▶ _WHAT IS REQUIRED_:
Among the entries that follow, locate the line with "Reproduce this chart with Plotly." and the line with "return xs, ys". Output those lines and all lines in between, exactly, minus the pictures.

▶ _EXERCISE INPUTS_:
* * * * *
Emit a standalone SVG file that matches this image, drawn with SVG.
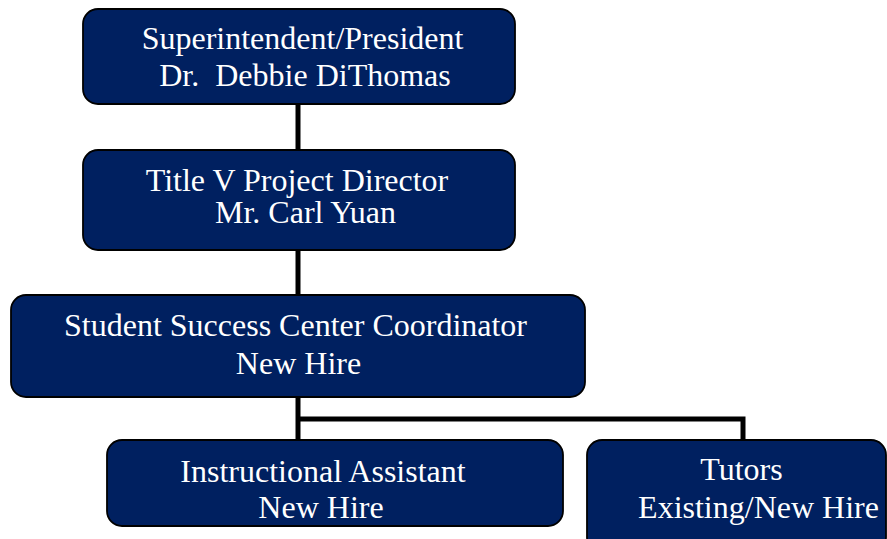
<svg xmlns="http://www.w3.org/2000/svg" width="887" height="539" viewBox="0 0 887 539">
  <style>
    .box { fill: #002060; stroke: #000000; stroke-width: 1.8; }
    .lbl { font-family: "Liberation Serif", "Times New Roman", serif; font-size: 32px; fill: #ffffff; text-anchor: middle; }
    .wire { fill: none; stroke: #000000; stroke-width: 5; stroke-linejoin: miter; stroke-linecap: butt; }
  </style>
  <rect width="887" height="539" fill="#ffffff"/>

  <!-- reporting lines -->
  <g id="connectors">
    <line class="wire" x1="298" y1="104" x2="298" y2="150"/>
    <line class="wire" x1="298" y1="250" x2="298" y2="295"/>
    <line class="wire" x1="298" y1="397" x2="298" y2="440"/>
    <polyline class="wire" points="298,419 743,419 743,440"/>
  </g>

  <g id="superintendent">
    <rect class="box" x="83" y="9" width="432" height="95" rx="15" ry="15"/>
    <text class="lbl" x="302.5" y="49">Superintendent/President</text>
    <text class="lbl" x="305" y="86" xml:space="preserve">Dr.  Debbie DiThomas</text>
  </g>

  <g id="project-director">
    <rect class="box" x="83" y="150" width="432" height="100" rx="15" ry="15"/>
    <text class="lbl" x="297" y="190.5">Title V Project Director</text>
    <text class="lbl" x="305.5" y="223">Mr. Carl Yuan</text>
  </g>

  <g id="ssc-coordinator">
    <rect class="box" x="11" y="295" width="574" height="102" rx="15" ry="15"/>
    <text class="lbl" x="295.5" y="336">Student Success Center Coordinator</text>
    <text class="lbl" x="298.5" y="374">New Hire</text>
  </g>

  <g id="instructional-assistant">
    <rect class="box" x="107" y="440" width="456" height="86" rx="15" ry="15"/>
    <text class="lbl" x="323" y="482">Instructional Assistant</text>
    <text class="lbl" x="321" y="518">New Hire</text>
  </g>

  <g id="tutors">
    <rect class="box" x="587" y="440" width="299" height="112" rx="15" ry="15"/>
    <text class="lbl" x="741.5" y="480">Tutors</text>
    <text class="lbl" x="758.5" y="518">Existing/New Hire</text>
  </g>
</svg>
* * * * *
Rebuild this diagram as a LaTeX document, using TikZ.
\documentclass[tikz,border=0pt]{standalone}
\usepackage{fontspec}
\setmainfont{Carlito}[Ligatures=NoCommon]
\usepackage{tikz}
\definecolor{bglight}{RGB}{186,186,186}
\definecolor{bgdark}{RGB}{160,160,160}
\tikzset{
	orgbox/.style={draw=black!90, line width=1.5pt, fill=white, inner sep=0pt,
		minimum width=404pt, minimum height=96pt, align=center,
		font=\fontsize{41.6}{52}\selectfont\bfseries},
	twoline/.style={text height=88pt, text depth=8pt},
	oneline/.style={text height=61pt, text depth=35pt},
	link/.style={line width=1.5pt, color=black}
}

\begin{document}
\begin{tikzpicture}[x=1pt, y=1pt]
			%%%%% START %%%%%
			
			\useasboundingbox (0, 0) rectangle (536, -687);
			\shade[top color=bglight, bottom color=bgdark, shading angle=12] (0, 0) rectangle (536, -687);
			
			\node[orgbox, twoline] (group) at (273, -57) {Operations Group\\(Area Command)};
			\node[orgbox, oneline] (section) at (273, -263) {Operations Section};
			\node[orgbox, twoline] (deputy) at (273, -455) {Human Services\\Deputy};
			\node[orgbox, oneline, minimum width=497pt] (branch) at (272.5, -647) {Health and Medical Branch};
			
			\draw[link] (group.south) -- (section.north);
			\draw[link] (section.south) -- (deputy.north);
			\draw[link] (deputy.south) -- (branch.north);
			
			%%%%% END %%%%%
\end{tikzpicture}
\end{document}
* * * * *
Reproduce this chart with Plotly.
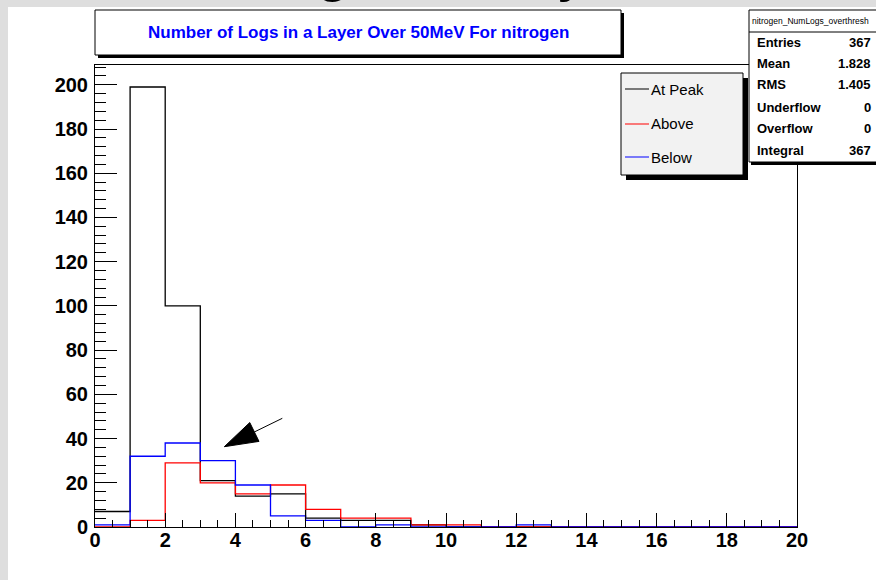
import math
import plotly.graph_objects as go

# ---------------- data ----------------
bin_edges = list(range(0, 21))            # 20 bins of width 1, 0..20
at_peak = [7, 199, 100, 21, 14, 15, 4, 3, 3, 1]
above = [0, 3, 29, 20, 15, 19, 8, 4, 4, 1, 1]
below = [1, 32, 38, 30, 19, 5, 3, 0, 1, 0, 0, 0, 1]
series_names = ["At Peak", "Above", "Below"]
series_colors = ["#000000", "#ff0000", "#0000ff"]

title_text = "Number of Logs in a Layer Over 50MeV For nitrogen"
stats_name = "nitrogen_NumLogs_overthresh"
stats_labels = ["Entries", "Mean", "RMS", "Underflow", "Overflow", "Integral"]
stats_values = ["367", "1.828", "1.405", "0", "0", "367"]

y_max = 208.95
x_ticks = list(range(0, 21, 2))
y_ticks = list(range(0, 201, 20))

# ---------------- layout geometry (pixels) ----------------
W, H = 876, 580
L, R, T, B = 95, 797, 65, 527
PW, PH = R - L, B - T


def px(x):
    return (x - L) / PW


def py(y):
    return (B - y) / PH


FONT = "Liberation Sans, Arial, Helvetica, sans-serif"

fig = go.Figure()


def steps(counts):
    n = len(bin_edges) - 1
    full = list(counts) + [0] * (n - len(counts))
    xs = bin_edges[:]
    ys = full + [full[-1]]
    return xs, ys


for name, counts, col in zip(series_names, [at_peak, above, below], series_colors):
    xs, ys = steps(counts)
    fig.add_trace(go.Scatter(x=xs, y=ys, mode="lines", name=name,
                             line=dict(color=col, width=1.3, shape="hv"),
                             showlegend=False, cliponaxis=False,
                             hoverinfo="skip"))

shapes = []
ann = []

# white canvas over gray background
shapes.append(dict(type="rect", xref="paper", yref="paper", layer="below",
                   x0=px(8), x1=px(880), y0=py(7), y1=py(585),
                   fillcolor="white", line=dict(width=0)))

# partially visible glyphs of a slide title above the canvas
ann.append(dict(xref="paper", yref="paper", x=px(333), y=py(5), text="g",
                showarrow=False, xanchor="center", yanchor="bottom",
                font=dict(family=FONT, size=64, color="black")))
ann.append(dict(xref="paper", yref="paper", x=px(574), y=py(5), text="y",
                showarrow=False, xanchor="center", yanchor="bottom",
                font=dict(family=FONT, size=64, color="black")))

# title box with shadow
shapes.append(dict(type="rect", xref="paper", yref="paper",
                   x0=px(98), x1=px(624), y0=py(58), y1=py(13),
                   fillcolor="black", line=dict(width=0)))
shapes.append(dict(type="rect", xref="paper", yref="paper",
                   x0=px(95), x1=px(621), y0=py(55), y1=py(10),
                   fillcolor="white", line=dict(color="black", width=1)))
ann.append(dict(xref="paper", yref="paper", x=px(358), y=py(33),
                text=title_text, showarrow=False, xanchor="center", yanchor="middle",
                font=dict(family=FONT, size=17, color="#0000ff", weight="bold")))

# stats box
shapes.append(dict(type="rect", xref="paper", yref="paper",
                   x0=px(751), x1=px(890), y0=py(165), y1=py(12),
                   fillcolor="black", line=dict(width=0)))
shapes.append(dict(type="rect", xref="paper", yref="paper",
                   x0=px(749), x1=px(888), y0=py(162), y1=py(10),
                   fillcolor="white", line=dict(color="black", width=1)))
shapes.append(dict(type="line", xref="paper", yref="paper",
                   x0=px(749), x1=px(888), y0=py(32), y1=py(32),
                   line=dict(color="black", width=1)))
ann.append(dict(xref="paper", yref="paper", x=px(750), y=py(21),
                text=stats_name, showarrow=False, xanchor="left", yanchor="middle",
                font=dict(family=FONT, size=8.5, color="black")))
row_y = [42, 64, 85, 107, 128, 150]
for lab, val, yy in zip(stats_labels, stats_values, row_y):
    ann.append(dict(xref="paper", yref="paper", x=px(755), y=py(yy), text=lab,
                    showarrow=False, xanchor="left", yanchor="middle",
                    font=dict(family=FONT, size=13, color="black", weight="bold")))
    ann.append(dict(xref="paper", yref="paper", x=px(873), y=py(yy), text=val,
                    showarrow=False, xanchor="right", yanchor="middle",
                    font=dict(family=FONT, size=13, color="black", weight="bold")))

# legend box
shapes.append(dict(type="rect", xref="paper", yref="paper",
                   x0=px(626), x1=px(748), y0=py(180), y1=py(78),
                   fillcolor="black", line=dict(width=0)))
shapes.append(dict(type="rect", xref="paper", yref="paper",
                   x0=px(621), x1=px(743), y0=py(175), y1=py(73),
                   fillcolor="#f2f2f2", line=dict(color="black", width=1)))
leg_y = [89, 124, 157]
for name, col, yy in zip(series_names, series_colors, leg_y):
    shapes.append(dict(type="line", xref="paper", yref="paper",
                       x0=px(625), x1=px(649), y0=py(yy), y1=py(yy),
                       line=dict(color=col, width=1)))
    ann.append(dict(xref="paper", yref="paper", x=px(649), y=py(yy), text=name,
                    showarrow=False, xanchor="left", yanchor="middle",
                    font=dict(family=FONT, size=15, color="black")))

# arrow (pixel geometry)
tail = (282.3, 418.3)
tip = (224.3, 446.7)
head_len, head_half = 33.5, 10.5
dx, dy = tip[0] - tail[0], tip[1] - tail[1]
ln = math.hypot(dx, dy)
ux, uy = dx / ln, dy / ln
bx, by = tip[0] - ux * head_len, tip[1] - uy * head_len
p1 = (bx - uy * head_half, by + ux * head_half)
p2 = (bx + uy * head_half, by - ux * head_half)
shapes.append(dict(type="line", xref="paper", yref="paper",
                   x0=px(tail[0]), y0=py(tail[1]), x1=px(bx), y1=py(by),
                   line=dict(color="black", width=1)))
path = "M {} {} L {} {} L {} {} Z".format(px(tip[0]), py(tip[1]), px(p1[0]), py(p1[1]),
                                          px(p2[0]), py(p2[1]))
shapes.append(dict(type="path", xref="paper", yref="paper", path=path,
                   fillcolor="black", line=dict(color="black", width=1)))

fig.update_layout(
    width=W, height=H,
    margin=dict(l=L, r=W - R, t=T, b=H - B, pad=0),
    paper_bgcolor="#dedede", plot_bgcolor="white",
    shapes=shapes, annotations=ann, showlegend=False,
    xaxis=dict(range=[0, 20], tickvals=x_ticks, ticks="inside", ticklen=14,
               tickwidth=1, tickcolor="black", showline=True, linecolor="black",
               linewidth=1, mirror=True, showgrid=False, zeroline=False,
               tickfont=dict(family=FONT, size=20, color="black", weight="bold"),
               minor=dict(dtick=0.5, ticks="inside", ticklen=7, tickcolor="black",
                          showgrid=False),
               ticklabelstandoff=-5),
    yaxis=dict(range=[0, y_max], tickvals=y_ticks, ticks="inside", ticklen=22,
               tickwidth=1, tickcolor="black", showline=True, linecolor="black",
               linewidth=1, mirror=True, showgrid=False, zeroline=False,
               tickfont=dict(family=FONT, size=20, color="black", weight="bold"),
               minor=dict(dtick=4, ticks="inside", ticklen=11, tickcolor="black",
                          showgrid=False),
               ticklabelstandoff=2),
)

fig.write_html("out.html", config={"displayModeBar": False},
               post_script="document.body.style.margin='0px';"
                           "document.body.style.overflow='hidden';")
* * * * *
▶ _FINISHED TASK_:
Reproduce this chart with Plotly.
import math
import plotly.graph_objects as go

# ---------------- data ----------------
bin_edges = list(range(0, 21))            # 20 bins of width 1, 0..20
at_peak = [7, 199, 100, 21, 14, 15, 4, 3, 3, 1]
above = [0, 3, 29, 20, 15, 19, 8, 4, 4, 1, 1]
below = [1, 32, 38, 30, 19, 5, 3, 0, 1, 0, 0, 0, 1]
series_names = ["At Peak", "Above", "Below"]
series_colors = ["#000000", "#ff0000", "#0000ff"]

title_text = "Number of Logs in a Layer Over 50MeV For nitrogen"
stats_name = "nitrogen_NumLogs_overthresh"
stats_labels = ["Entries", "Mean", "RMS", "Underflow", "Overflow", "Integral"]
stats_values = ["367", "1.828", "1.405", "0", "0", "367"]

y_max = 208.95
x_ticks = list(range(0, 21, 2))
y_ticks = list(range(0, 201, 20))

# ---------------- layout geometry (pixels) ----------------
W, H = 876, 580
L, R, T, B = 95, 797, 65, 527
PW, PH = R - L, B - T


def px(x):
    return (x - L) / PW


def py(y):
    return (B - y) / PH


FONT = "Liberation Sans, Arial, Helvetica, sans-serif"

fig = go.Figure()


def steps(counts):
    n = len(bin_edges) - 1
    full = list(counts) + [0] * (n - len(counts))
    xs = bin_edges[:]
    ys = full + [full[-1]]
    return xs, ys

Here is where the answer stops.